Being asked by Andrew Neil, a veteran journalist who hosted the debate, whether the regulatory authorities in the U.S. or the United Kingdom and the Seychelles are slightly different in scale, Aurtur replied, “It just costs more to bribe them.”
Roubini vs. Hayes debate aftermath
In addition to the fact that there was no live broadcast of the debate, Roubini was apparently not satisfied with Arthur’s answers regarding the regulations. On July 16, around two weeks after the debate, he wrote an essay entitled “The Great Crypto Heist” and insisted once more that BitMEX was violating securities laws and regulations.
Then, on July 19, Bloomberg reported on the CFTC’s probe of BitMEX. Although the probe would reportedly take a number of months, Mati Greenspan, a senior market analyst at eToro, suspected that the Tangel in Taipei might have motivated the U.S. to probe BitMEX. In his newsletter for his clients, Greenspan stated:
“Hayes is not acting as a representative of the crypto community and most of the critical arguments that he used were clearly in defense of himself as an alleged illegal casino operator and not the typical arguments one would use in favor of free and fair money.”
In his comment to Cointelegraph, Greenspan elaborated the point. At the Tangle in Taipei, Hayes defended Bitcoin in terms of financial privacy. But for Greenspan, it is not a typical argument people to use in defense of Bitcoin. He continued:
“Everyone already knows that Bitcoin is not a private currency. Bitcoin's star qualities are open, immutable, borderless, and censorship resistance. It gives you the ability to own a financial asset that no government or bank can take away.”
A spokesperson for BitMEX replied to a request from Cointelegraph for comment regarding the reports of a new investigation as follows:
“HDR Global Trading Limited, owner of BitMEX, as a matter of company policy, does not comment on any media reports about inquiries or investigations by government agencies or regulators and we have no comment on this report."
The U.S. and unregulated crypto exchanges
It may be worth noting that BitMEX is not the only major crypto exchange that is being pressured by U.S. regulatory authorities. In claims filed in April, New York Attorney General Letitia James asserted that Bitfinex defrauded its customers, having lost $850 million in client and corporate funds, and then attempted to cover up the loss by using the cash reserves of its sister company, Tether. While Bitfinex has tried to dismiss the case by claiming that it was not operating in New York, the attorney general claimed to have found evidence that it actually did.
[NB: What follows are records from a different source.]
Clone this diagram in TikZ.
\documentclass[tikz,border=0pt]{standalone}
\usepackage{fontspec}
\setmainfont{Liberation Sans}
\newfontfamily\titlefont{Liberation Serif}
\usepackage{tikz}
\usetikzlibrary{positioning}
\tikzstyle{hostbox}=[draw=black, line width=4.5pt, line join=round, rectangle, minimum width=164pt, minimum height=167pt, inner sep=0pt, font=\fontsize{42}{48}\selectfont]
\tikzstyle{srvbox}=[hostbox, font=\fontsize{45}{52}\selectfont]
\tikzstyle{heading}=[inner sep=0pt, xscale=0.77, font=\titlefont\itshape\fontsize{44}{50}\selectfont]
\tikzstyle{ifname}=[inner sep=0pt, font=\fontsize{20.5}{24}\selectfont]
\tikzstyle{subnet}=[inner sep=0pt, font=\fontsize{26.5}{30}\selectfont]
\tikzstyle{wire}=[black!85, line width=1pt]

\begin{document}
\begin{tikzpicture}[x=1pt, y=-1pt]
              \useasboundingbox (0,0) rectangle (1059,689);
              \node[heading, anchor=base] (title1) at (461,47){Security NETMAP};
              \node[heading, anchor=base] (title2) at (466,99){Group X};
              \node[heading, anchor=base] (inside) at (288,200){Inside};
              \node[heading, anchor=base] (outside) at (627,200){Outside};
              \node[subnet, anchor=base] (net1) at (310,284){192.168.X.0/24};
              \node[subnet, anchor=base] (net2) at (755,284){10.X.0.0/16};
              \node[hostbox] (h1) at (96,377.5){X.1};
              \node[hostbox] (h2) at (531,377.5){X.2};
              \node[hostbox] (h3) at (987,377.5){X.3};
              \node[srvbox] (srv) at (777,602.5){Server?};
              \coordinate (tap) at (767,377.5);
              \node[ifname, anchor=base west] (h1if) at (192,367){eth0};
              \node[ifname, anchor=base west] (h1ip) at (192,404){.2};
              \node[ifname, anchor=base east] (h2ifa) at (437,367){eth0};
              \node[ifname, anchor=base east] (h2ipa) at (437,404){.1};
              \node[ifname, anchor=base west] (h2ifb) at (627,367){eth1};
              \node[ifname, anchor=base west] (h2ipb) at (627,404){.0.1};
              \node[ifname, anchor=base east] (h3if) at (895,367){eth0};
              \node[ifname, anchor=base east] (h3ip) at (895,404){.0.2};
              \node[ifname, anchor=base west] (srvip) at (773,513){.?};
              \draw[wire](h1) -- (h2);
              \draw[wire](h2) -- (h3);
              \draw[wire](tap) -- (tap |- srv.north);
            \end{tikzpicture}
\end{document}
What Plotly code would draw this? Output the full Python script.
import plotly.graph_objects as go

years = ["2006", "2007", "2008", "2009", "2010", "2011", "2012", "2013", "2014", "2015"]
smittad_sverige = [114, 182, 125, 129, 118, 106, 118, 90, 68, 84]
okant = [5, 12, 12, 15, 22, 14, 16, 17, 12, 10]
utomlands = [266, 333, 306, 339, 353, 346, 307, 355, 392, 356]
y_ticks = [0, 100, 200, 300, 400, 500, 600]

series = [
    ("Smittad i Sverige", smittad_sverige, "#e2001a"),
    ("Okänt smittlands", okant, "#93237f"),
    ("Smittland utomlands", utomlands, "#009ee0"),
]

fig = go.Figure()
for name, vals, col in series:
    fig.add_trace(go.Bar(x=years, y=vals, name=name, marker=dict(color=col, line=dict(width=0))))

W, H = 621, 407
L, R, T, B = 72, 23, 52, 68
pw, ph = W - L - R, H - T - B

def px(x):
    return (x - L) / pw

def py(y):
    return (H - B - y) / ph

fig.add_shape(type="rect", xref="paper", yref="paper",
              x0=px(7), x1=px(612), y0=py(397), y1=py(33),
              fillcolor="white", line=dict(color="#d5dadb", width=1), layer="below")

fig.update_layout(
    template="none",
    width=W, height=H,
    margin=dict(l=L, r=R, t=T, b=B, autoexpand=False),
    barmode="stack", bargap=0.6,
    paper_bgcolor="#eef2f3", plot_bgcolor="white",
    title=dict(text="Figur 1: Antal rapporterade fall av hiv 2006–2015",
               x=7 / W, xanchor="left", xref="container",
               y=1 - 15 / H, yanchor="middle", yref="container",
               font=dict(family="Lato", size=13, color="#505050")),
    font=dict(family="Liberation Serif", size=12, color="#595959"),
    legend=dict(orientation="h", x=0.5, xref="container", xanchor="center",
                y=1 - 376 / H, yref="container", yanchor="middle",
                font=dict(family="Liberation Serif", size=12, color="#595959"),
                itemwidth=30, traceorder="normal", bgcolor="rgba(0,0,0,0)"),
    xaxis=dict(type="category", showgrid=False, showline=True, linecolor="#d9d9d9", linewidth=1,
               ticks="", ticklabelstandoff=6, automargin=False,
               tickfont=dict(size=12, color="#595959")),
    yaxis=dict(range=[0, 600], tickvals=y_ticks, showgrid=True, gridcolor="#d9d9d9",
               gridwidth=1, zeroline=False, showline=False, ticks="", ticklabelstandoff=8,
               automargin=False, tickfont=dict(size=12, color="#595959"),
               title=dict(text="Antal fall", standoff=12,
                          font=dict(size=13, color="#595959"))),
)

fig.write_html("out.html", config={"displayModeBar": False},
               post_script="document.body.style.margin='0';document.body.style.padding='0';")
Meanwhile, U.S.-based Bittrex and Poloniex stopped offering several tokens in the U.S. due to the uncertain regulatory landscape. Moreover, as reported on June 14, Binance will be leaving the U.S. market by September 12. Instead, it is set to launch Binance U.S., a fully regulated fiat-to-crypto platform for the local market.
Impact on the market?
Since Bloomberg reported that the CFTC is probing BitMEX, the platform seems to have experienced an exodus of funds. As reported on July 20, BitMEX saw an outflow of $83 million worth of Bitcoin, while only $12 million came into the platform during the same period of 24 hours. Greenspan doesn’t believe that the reported investigation has affected the market negatively in any way. On the contrary, he thinks it should have a positive effect:
“The extreme leverage causes a lot of volatility. Large notional positions constantly opening and abruptly liquidating is a root cause of price instability.”
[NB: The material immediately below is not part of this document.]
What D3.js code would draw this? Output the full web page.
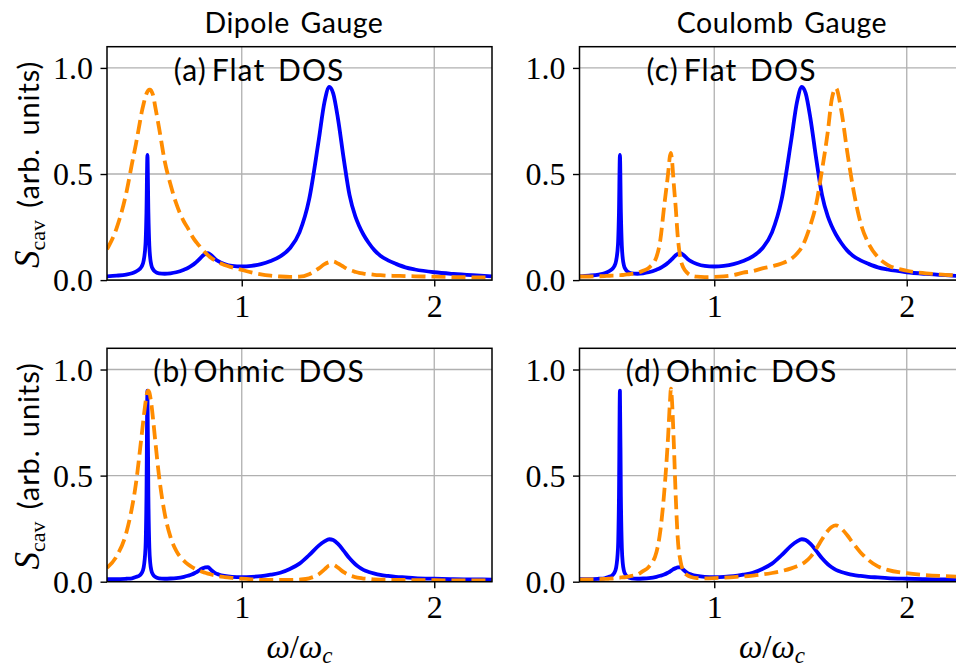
<!DOCTYPE html>
<html>
<head>
<meta charset="utf-8">
<script src="https://cdn.jsdelivr.net/npm/d3@7"></script>
<style>
  html, body { margin: 0; padding: 0; background: #ffffff; }
  svg { display: block; }
</style>
</head>
<body>
<svg id="chart" width="956" height="667"></svg>
<script>
// ---------------- data ----------------
const omega = [0.30, 0.35, 0.40, 0.43, 0.45, 0.47, 0.48, 0.49, 0.50, 0.505,
  0.51, 0.515, 0.52, 0.525, 0.53, 0.54, 0.55, 0.57, 0.60, 0.63,
  0.66, 0.70, 0.72, 0.74, 0.76, 0.77, 0.775, 0.78, 0.79, 0.80,
  0.81, 0.825, 0.84, 0.86, 0.88, 0.91, 0.95, 1.00, 1.05, 1.10,
  1.15, 1.20, 1.25, 1.30, 1.35, 1.40, 1.43, 1.455, 1.475, 1.50,
  1.53, 1.56, 1.59, 1.61, 1.632, 1.66, 1.69, 1.72, 1.76, 1.80,
  1.85, 1.90, 2.00, 2.10, 2.20, 2.30];

// blue solid, flat DOS (same in both gauges)
const blueFlat = [0.018, 0.021, 0.026, 0.032, 0.040, 0.052, 0.064, 0.090, 0.17, 0.32,
  0.59, 0.32, 0.16, 0.10, 0.072, 0.050, 0.040, 0.032, 0.030, 0.032,
  0.037, 0.049, 0.057, 0.068, 0.082, 0.090, 0.094, 0.099, 0.108, 0.117,
  0.123, 0.127, 0.118, 0.101, 0.088, 0.076, 0.067, 0.064, 0.067, 0.075,
  0.090, 0.112, 0.150, 0.225, 0.38, 0.66, 0.84, 0.91, 0.88, 0.76,
  0.57, 0.40, 0.30, 0.255, 0.215, 0.175, 0.140, 0.115, 0.093, 0.077,
  0.060, 0.050, 0.037, 0.029, 0.023, 0.018];

// orange dashed, dipole gauge, flat DOS
const orangeDipoleFlat = [0.145, 0.245, 0.41, 0.55, 0.64, 0.74, 0.79, 0.83, 0.865, 0.878,
  0.888, 0.895, 0.898, 0.898, 0.892, 0.87, 0.82, 0.72, 0.56, 0.45,
  0.36, 0.275, 0.245, 0.21, 0.183, 0.172, 0.166, 0.161, 0.150, 0.140,
  0.130, 0.117, 0.105, 0.093, 0.083, 0.071, 0.060, 0.048, 0.036, 0.027,
  0.021, 0.017, 0.015, 0.016, 0.028, 0.055, 0.075, 0.085, 0.088, 0.078,
  0.062, 0.048, 0.039, 0.034, 0.031, 0.028, 0.025, 0.023, 0.021, 0.020,
  0.019, 0.018, 0.016, 0.014, 0.013, 0.012];

// orange dashed, Coulomb gauge, flat DOS
const orangeCoulombFlat = [0.017, 0.017, 0.018, 0.019, 0.020, 0.021, 0.021, 0.022, 0.022, 0.023,
  0.023, 0.023, 0.024, 0.024, 0.025, 0.026, 0.027, 0.029, 0.034, 0.044,
  0.058, 0.11, 0.19, 0.35, 0.50, 0.585, 0.60, 0.57, 0.45, 0.34,
  0.21, 0.10, 0.058, 0.034, 0.022, 0.016, 0.014, 0.015, 0.018, 0.024,
  0.035, 0.042, 0.055, 0.065, 0.078, 0.10, 0.125, 0.155, 0.195, 0.26,
  0.36, 0.52, 0.70, 0.85, 0.905, 0.80, 0.61, 0.44, 0.27, 0.175,
  0.108, 0.072, 0.044, 0.032, 0.025, 0.020];

// blue solid, Ohmic DOS (same in both gauges)
const blueOhmic = [0.012, 0.012, 0.014, 0.016, 0.022, 0.030, 0.040, 0.065, 0.16, 0.40,
  0.90, 0.40, 0.16, 0.085, 0.055, 0.032, 0.023, 0.016, 0.014, 0.015,
  0.017, 0.023, 0.028, 0.034, 0.043, 0.048, 0.051, 0.054, 0.060, 0.064,
  0.067, 0.068, 0.056, 0.042, 0.034, 0.027, 0.023, 0.022, 0.023, 0.026,
  0.033, 0.042, 0.060, 0.085, 0.125, 0.17, 0.19, 0.200, 0.196, 0.178,
  0.145, 0.110, 0.082, 0.068, 0.056, 0.046, 0.038, 0.032, 0.027, 0.023,
  0.020, 0.017, 0.014, 0.012, 0.011, 0.010];

// orange dashed, dipole gauge, Ohmic DOS
const orangeDipoleOhmic = [0.065, 0.12, 0.23, 0.35, 0.46, 0.61, 0.69, 0.77, 0.845, 0.875,
  0.895, 0.90, 0.893, 0.87, 0.84, 0.76, 0.67, 0.50, 0.32, 0.21,
  0.145, 0.098, 0.082, 0.070, 0.060, 0.056, 0.054, 0.052, 0.048, 0.045,
  0.042, 0.038, 0.034, 0.030, 0.026, 0.022, 0.018, 0.014, 0.011, 0.009,
  0.008, 0.008, 0.008, 0.010, 0.016, 0.035, 0.058, 0.077, 0.079, 0.066,
  0.045, 0.030, 0.022, 0.018, 0.015, 0.013, 0.011, 0.010, 0.009, 0.008,
  0.008, 0.007, 0.007, 0.006, 0.006, 0.006];

// orange dashed, Coulomb gauge, Ohmic DOS
const orangeCoulombOhmic = [0.010, 0.011, 0.012, 0.013, 0.014, 0.015, 0.016, 0.017, 0.018, 0.019,
  0.019, 0.020, 0.020, 0.021, 0.021, 0.022, 0.024, 0.027, 0.033, 0.050,
  0.070, 0.14, 0.24, 0.42, 0.68, 0.85, 0.91, 0.86, 0.65, 0.40,
  0.21, 0.095, 0.050, 0.030, 0.022, 0.017, 0.016, 0.017, 0.019, 0.022,
  0.025, 0.029, 0.034, 0.041, 0.050, 0.063, 0.073, 0.083, 0.095, 0.117,
  0.155, 0.20, 0.240, 0.258, 0.265, 0.250, 0.220, 0.183, 0.138, 0.103,
  0.072, 0.056, 0.040, 0.031, 0.026, 0.022];

const xTicks = [1, 2];
const xTickLabels = ["1", "2"];
const yTicks = [0, 0.5, 1.0];
const yTickLabels = ["0.0", "0.5", "1.0"];
const columnTitles = ["Dipole Gauge", "Coulomb Gauge"];
const panelLabels = ["(a)\u2009Flat DOS", "(b)\u2009Ohmic DOS", "(c)\u2009Flat DOS", "(d)\u2009Ohmic DOS"];
const xDomain = [0.3, 2.3];
const yDomain = [0, 1.1];

// ---------------- layout ----------------
const svg = d3.select("#chart");
const pw = 385, ph = 233.4;
const BLUE = "#0000ff", ORANGE = "#ff8c00";
const SANS = "Lato, 'DejaVu Sans', sans-serif";
const SERIF = "'Liberation Serif', 'DejaVu Serif', serif";

const panels = [
  {left: 107,   top: 46.7,  label: panelLabels[0], blue: blueFlat,  orange: orangeDipoleFlat,   ylab: true,  xlab: false},
  {left: 107,   top: 348.3, label: panelLabels[1], blue: blueOhmic, orange: orangeDipoleOhmic,  ylab: true,  xlab: true},
  {left: 579.5, top: 46.7,  label: panelLabels[2], blue: blueFlat,  orange: orangeCoulombFlat,  ylab: false, xlab: false},
  {left: 579.5, top: 348.3, label: panelLabels[3], blue: blueOhmic, orange: orangeCoulombOhmic, ylab: false, xlab: true}
];

panels.forEach((p, i) => {
  const g = svg.append("g").attr("transform", `translate(${p.left},${p.top})`);
  const x = d3.scaleLinear().domain(xDomain).range([0, pw]);
  const y = d3.scaleLinear().domain(yDomain).range([ph, 0]);

  const clipId = "clip" + i;
  g.append("clipPath").attr("id", clipId)
    .append("rect").attr("x", 0).attr("y", 0).attr("width", pw).attr("height", ph);

  // grid
  g.append("g").selectAll("line").data(xTicks).join("line")
    .attr("x1", d => x(d)).attr("x2", d => x(d)).attr("y1", 0).attr("y2", ph)
    .attr("stroke", "#b0b0b0").attr("stroke-width", 1.3);
  g.append("g").selectAll("line").data(yTicks).join("line")
    .attr("x1", 0).attr("x2", pw).attr("y1", d => y(d)).attr("y2", d => y(d))
    .attr("stroke", "#b0b0b0").attr("stroke-width", 1.3);

  // curves
  const line = d3.line().x(d => x(d[0])).y(d => y(d[1])).curve(d3.curveMonotoneX);
  const plot = g.append("g").attr("clip-path", `url(#${clipId})`);
  plot.append("path").datum(omega.map((w, k) => [w, p.blue[k]]))
    .attr("d", line).attr("fill", "none").attr("stroke", BLUE)
    .attr("stroke-width", 3.8).attr("stroke-linejoin", "round").attr("stroke-linecap", "butt");
  plot.append("path").datum(omega.map((w, k) => [w, p.orange[k]]))
    .attr("d", line).attr("fill", "none").attr("stroke", ORANGE)
    .attr("stroke-width", 3.8).attr("stroke-dasharray", "14,6").attr("stroke-linejoin", "round");

  // axes
  const xAxis = d3.axisBottom(x).tickValues(xTicks).tickFormat((d, k) => xTickLabels[k])
    .tickSize(6.5).tickSizeOuter(0);
  const yAxis = d3.axisLeft(y).tickValues(yTicks).tickFormat((d, k) => yTickLabels[k])
    .tickSize(6.5).tickSizeOuter(0);
  const gx = g.append("g").attr("transform", `translate(0,${ph})`).call(xAxis);
  const gy = g.append("g").call(yAxis);
  [gx, gy].forEach(a => {
    a.select(".domain").remove();
    a.selectAll(".tick line").attr("stroke", "#000").attr("stroke-width", 1.4);
    a.selectAll(".tick text").attr("font-family", SERIF).attr("font-size", 32).attr("fill", "#000");
  });
  gx.selectAll(".tick text").attr("y", 14).attr("dy", "0.71em");
  gy.selectAll(".tick text").attr("x", -14).attr("dy", "0.34em");

  // frame
  g.append("rect").attr("x", 0).attr("y", 0).attr("width", pw).attr("height", ph)
    .attr("fill", "none").attr("stroke", "#000").attr("stroke-width", 1.5);

  // panel label
  g.append("text").attr("x", x(1.09)).attr("y", y(0.94))
    .attr("text-anchor", "middle").attr("font-family", SANS).attr("font-size", 30)
    .attr("letter-spacing", 1.1).attr("word-spacing", 4)
    .attr("fill", "#000").text(p.label);

  // y label
  if (p.ylab) {
    const t = svg.append("text")
      .attr("transform", `translate(39,${p.top + ph / 2 + 1}) rotate(-90)`)
      .attr("text-anchor", "middle").attr("fill", "#000");
    t.append("tspan").attr("font-family", SERIF).attr("font-style", "italic").attr("font-size", 35).text("S");
    t.append("tspan").attr("font-family", SERIF).attr("font-size", 22).attr("dy", 6).text("cav");
    t.append("tspan").attr("font-family", SANS).attr("font-size", 29).attr("dy", -6)
      .attr("letter-spacing", 0.9).attr("word-spacing", 4).text("\u00a0(arb. units)");
  }
  // x label
  if (p.xlab) {
    const t = svg.append("text")
      .attr("x", p.left + x(1.3)).attr("y", 658)
      .attr("text-anchor", "middle").attr("fill", "#000").attr("font-family", SERIF);
    t.append("tspan").attr("font-style", "italic").attr("font-size", 33).text("\u03c9");
    t.append("tspan").attr("font-size", 33).text("/");
    t.append("tspan").attr("font-style", "italic").attr("font-size", 33).text("\u03c9");
    t.append("tspan").attr("font-style", "italic").attr("font-size", 23).attr("dy", 5).text("c");
  }
});

// column titles
svg.append("text").attr("x", 294).attr("y", 33).attr("text-anchor", "middle")
  .attr("font-family", SANS).attr("font-size", 28.5).attr("letter-spacing", 0.5).attr("word-spacing", 3)
  .attr("fill", "#000").text(columnTitles[0]);
svg.append("text").attr("x", 782).attr("y", 33).attr("text-anchor", "middle")
  .attr("font-family", SANS).attr("font-size", 28.5).attr("letter-spacing", 0.5).attr("word-spacing", 3)
  .attr("fill", "#000").text(columnTitles[1]);
</script>
</body>
</html>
Possibly by coincidence, since the news broke on Friday, Bitcoin has been less volatile than usual, moving in a range between about $10,200 to $11,000.
Bitcoin’s seven-day price chart
If the CFTC concludes that BitMEX has been violating the law by allowing American traders to use its platform, it could provide a significant shock to the industry. Together with the pressures on other major exchanges operating in the U.S., it may be a sign that the American government could well be gearing up for a crackdown on unregulated exchanges.